SET EXERCISE = Each line of the material must be repeated precisely, with the pictures left out.

SOURCE DATA =
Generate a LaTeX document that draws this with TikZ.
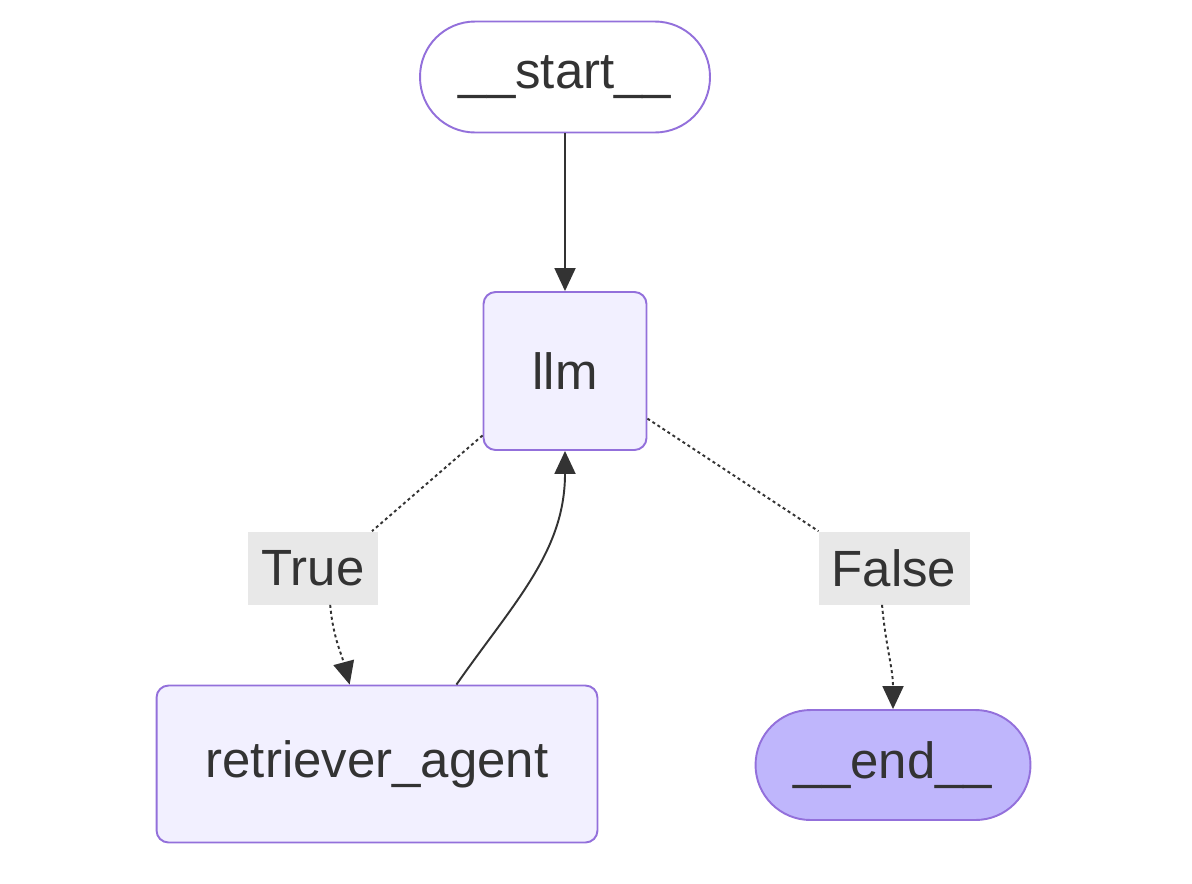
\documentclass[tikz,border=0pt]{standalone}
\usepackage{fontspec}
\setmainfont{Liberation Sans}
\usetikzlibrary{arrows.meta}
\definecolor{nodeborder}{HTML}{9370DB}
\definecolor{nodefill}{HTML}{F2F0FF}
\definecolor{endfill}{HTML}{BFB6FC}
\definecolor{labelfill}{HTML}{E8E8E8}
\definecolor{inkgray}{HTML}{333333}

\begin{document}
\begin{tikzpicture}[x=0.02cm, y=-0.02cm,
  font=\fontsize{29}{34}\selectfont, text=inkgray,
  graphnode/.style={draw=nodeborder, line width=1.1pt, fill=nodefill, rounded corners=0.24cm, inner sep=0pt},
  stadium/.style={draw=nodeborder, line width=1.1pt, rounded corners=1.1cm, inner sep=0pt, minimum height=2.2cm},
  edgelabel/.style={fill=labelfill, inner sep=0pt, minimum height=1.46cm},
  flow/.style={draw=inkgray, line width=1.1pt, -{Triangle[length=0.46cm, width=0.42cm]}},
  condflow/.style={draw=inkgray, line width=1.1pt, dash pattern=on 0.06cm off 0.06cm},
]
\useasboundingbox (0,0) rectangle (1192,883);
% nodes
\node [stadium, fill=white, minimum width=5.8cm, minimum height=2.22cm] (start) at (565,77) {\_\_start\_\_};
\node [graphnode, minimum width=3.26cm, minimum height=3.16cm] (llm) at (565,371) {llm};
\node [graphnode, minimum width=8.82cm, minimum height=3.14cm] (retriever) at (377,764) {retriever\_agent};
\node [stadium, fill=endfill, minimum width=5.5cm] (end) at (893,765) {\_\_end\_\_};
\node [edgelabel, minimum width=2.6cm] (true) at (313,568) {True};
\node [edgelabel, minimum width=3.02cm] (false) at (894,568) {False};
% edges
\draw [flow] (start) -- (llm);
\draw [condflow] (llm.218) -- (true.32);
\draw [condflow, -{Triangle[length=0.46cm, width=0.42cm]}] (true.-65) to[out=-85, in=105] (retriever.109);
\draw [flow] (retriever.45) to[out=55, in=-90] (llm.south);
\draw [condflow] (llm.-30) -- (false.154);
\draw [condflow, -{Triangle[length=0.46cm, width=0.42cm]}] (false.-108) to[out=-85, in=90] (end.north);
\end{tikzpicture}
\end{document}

ANSWER FOR THIS EXERCISE =
Generate a LaTeX document that draws this with TikZ.
\documentclass[tikz,border=0pt]{standalone}
\usepackage{fontspec}
\setmainfont{Liberation Sans}
\usetikzlibrary{arrows.meta}
\definecolor{nodeborder}{HTML}{9370DB}
\definecolor{nodefill}{HTML}{F2F0FF}
\definecolor{endfill}{HTML}{BFB6FC}
\definecolor{labelfill}{HTML}{E8E8E8}
\definecolor{inkgray}{HTML}{333333}

\begin{document}
\begin{tikzpicture}[x=0.02cm, y=-0.02cm,
  font=\fontsize{29}{34}\selectfont, text=inkgray,
  graphnode/.style={draw=nodeborder, line width=1.1pt, fill=nodefill, rounded corners=0.24cm, inner sep=0pt},
  stadium/.style={draw=nodeborder, line width=1.1pt, rounded corners=1.1cm, inner sep=0pt, minimum height=2.2cm},
  edgelabel/.style={fill=labelfill, inner sep=0pt, minimum height=1.46cm},
  flow/.style={draw=inkgray, line width=1.1pt, -{Triangle[length=0.46cm, width=0.42cm]}},
  condflow/.style={draw=inkgray, line width=1.1pt, dash pattern=on 0.06cm off 0.06cm},
]
\useasboundingbox (0,0) rectangle (1192,883);
% nodes
\node [stadium, fill=white, minimum width=5.8cm, minimum height=2.22cm] (start) at (565,77) {\_\_start\_\_};
\node [graphnode, minimum width=3.26cm, minimum height=3.16cm] (llm) at (565,371) {llm};
\node [graphnode, minimum width=8.82cm, minimum height=3.14cm] (retriever) at (377,764) {retriever\_agent};
\node [stadium, fill=endfill, minimum width=5.5cm] (end) at (893,765) {\_\_end\_\_};
\node [edgelabel, minimum width=2.6cm] (true) at (313,568) {True};
\node [edgelabel, minimum width=3.02cm] (false) at (894,568) {False};
% edges
\draw [flow] (start) -- (llm);
\draw [condflow] (llm.218) -- (true.32);
\draw [condflow, -{Triangle[length=0.46cm, width=0.42cm]}] (true.-65) to[out=-85, in=105] (retriever.109);
\draw [flow] (retriever.45) to[out=55, in=-90] (llm.south);
\draw [condflow] (llm.-30) -- (false.154);
\draw [condflow, -{Triangle[length=0.46cm, width=0.42cm]}] (false.-108) to[out=-85, in=90] (end.north);
\end{tikzpicture}
\end{document}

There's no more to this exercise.